11.28.2006

Home with a Sick Monkey

M had the best night of sleep of her life last night. Then she woke up and nursed, asked for cereal, refused cereal, asked for banana, took one bite, and threw up all over the floor.

A few more pukey episodes and a long morning later, she is napping. She is wearing her snowsuit. Poor baby.

The weather today is the epitome of gray. We have already sent matchbox cars down ramps made of old wooden skis, sorted out the box full of baby outerwear, organized the front closet, drawn on big pieces of paper with purple crayons, read the "Skip to My Lou" book half a dozen times, coaxed the cat into entertaining us by chasing her orange stuffed rabbit, and spent 45 minutes locating each and every dog in the Boden catalog that arrived in the mail.

A couple of months ago I visited a friend who had one of those books of fun activities to do with your toddler. One of the items was, "Get out a box of Kleenex and let your child pull each sheet out. Then put them all in a grocery bag so you can use them later." At the time it seemed ridiculous that this was considered an "activity" at all, let alone something you would look to a book to be inspired to do ... now I'm thinking that it's not a bad idea and I could even use a few more ideas like that.

11.27.2006

Stew

Lucky. We know we want another child someday. We knew we would probably have to go through some rough times to get one (17 months to get pregnant with M!), and that it might not even be possible for me to get pregnant again. We practically willed M into existence, and now it seems someone else is headed our way pretty much unbidden, just like that. Sweet.

Sad for M
. She has been at the center of our lives for her whole life. Everything is going to shift for her, and she has no control over it, and she isn’t really old enough to understand.

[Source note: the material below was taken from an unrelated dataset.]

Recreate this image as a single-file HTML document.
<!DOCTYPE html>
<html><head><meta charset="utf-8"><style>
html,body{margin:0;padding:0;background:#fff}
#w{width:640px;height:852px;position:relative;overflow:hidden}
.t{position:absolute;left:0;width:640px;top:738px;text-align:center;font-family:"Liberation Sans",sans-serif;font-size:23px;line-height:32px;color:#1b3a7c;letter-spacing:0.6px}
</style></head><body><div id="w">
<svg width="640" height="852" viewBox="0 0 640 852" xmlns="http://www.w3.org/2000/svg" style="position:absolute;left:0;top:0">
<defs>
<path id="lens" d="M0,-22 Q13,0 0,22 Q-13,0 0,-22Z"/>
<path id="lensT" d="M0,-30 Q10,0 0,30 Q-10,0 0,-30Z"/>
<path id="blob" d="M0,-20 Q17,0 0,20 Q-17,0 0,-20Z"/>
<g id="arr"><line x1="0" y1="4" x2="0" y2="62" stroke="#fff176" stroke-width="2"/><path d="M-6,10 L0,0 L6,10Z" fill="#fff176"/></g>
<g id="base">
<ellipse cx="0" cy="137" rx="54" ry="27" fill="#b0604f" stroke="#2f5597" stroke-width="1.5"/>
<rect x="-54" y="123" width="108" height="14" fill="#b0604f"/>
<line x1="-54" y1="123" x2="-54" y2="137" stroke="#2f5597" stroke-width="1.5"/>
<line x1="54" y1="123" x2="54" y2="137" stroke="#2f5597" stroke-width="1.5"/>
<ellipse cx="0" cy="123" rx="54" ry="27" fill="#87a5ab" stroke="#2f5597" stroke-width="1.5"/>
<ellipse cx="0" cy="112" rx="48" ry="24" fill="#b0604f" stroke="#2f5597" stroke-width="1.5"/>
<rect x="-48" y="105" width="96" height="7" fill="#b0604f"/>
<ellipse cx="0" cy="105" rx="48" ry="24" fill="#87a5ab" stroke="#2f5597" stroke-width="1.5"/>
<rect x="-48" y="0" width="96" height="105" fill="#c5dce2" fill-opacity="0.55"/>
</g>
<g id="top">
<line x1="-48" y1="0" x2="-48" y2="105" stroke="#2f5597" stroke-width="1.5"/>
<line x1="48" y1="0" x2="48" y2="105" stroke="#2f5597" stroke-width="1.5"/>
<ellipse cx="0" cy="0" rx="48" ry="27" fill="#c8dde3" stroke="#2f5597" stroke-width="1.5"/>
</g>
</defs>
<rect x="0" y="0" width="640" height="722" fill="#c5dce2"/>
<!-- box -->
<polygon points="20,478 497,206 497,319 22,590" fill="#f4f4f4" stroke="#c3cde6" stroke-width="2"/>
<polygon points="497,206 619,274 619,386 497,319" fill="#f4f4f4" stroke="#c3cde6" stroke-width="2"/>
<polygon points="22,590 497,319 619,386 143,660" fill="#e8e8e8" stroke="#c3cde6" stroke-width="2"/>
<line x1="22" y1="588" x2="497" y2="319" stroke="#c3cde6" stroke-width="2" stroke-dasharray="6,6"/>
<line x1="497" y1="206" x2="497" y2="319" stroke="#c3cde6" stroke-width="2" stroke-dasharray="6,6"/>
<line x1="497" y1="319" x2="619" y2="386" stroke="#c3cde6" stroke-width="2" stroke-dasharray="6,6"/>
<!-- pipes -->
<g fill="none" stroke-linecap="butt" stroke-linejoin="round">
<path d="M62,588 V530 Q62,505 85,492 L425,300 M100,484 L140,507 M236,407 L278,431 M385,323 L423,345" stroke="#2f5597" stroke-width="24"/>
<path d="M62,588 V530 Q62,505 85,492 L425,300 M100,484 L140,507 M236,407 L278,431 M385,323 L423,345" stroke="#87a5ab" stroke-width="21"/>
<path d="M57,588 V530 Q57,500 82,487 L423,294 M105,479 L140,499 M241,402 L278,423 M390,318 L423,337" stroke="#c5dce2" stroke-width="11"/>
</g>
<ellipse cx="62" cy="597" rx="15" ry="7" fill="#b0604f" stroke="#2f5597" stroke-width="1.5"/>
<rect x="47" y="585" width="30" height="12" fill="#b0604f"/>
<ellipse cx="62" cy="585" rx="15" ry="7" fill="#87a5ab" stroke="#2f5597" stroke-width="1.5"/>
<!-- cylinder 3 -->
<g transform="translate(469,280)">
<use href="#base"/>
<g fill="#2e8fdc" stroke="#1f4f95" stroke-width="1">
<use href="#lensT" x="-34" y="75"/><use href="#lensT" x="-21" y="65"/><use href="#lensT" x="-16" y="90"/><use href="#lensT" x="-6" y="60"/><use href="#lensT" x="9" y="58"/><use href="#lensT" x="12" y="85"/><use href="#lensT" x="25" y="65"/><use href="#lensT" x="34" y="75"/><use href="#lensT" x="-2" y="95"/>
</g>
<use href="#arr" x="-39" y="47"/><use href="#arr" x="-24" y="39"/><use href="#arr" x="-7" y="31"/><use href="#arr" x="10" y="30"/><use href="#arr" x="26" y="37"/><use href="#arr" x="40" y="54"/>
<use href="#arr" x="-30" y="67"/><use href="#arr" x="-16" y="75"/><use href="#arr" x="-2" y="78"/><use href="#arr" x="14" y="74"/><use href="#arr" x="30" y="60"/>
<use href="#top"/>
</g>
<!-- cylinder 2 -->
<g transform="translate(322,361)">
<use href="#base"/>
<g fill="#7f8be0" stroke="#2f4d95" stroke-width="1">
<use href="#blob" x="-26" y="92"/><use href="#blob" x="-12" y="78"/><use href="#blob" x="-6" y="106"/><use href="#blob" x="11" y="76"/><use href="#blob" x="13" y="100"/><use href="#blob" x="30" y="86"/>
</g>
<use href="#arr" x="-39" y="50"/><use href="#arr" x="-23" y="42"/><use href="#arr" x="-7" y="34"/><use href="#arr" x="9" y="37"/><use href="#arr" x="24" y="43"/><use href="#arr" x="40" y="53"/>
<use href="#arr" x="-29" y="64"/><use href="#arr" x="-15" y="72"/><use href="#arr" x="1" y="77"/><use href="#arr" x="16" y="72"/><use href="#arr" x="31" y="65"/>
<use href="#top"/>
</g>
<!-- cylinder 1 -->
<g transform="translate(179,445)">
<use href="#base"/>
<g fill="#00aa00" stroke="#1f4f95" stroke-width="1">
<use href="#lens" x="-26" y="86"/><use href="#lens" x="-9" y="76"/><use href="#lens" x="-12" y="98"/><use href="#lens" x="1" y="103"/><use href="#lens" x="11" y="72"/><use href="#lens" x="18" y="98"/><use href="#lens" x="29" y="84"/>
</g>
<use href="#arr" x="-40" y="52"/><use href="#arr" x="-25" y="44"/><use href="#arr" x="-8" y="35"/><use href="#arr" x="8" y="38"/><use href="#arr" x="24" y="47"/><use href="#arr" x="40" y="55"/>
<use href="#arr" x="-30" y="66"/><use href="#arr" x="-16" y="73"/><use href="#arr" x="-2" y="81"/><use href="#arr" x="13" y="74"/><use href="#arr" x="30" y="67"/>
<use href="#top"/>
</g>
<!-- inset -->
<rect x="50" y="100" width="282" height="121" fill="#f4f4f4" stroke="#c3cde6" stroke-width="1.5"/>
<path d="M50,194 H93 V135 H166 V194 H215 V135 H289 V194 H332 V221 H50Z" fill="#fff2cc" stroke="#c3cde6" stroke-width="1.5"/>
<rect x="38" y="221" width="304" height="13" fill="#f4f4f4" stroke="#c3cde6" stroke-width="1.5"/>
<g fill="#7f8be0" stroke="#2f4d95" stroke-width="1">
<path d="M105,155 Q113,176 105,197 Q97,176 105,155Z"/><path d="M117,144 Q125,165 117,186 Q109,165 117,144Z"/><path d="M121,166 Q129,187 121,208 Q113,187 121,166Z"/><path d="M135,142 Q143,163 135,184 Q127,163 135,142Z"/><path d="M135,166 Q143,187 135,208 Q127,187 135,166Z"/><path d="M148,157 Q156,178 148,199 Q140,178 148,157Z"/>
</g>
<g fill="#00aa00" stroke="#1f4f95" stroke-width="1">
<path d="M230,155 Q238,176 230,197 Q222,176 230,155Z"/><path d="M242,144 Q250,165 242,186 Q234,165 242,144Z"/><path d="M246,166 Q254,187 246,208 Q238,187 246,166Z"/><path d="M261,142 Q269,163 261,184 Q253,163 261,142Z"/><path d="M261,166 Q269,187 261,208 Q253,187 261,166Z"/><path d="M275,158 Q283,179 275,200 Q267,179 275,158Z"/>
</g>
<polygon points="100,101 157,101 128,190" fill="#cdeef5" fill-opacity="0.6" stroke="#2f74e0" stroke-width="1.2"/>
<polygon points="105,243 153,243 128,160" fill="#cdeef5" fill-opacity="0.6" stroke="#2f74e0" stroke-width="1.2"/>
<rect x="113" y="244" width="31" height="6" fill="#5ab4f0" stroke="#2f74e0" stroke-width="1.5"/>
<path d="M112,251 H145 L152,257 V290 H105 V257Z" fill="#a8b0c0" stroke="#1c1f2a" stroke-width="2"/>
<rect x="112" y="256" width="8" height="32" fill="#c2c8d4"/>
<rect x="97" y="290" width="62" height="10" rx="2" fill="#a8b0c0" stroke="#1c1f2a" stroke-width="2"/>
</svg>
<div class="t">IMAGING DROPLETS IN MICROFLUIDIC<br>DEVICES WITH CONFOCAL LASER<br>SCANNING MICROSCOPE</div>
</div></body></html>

Terrified. M’s infancy was skull-splittingly, brain-meltingly, lie on the floor and drool HARD for me. She nursed constantly and I never figured out how to do anything but sit on the couch while I fed her. She spit up after practically every feeding and I spent months and months wearing the evidence and lacking the energy to clean up the many, many spit up spots on the floor, the furniture, the bed. She had a hard time sleeping and I did not cope well with sleep deprivation. People say you spend the first three months in a fog? I was in that fog for at least six months. Maybe nine. Maybe twelve. I am afraid of doing it again and really can’t imagine how I will get through it and also remain a decent mom to M, who will be two months past her second birthday when the baby comes.

Also, terrified
. I am afraid about the period of sleep deprivation we may be entering (when M’s sleep has FINALLY become somewhat tolerable). About what this (pregnancy plus nursing, which M is still doing pretty often, at least for now) will do to my body. Our marriage. Our lives, all three of us.

Foolish. I knew I was having somewhat regular periods. Well, every 30 to 40 days, which is damn regular for someone who in the past has gone the better part of a year without bleeding. I even kind of suspected I was ovulating. But after all the months of trying to conceive before, it just seemed wrong to use birth control. So we … didn’t. We talked about it and agreed we would be happy to get pregnant “by accident,” but it just seemed so unlikely I don’t think we thought very hard about what it would really mean to get ready for a second child so soon.

Guilty. See Foolish. And Terrified.

Excited. It will be hard, but in my more clear-minded moments I kind of know it will be ok. We have a lot of time to get ourselves ready, and the hard parts will be ok, and about three years from now and maybe sooner it will be GREAT. Last night, my husband said, “I’m so excited that we get to have another baby.” I am too.

Skeptical. It still seems so unlikely, all this. The thought has crossed my mind that maybe that pregnancy test (um, I mean those three pregnancy tests) was the sort that show a “+” when you are NOT pregnant. I feel like we can’t tell anyone about it until we have some proof. Like an ultrasound. Or me no longer being able to fit into the booth at our favorite Mexican restaurant.

Worried. This is a given for me, really. Despite all my complicated feelings about this, there is the ever-present hum of “What if something goes wrong? Or already has?”

11.22.2006

A Second

Well, I guess it takes big news to get me to post anything these days. And I think this qualifies:

I'm not sure how to say this or what to say next but it seems as though somehow. Erm. Seems as though I am pregnant.

There it is. It is a surprise and we are terrified but how could we not also feel lucky and thrilled? To have this as a surprise. The surprise of our lives.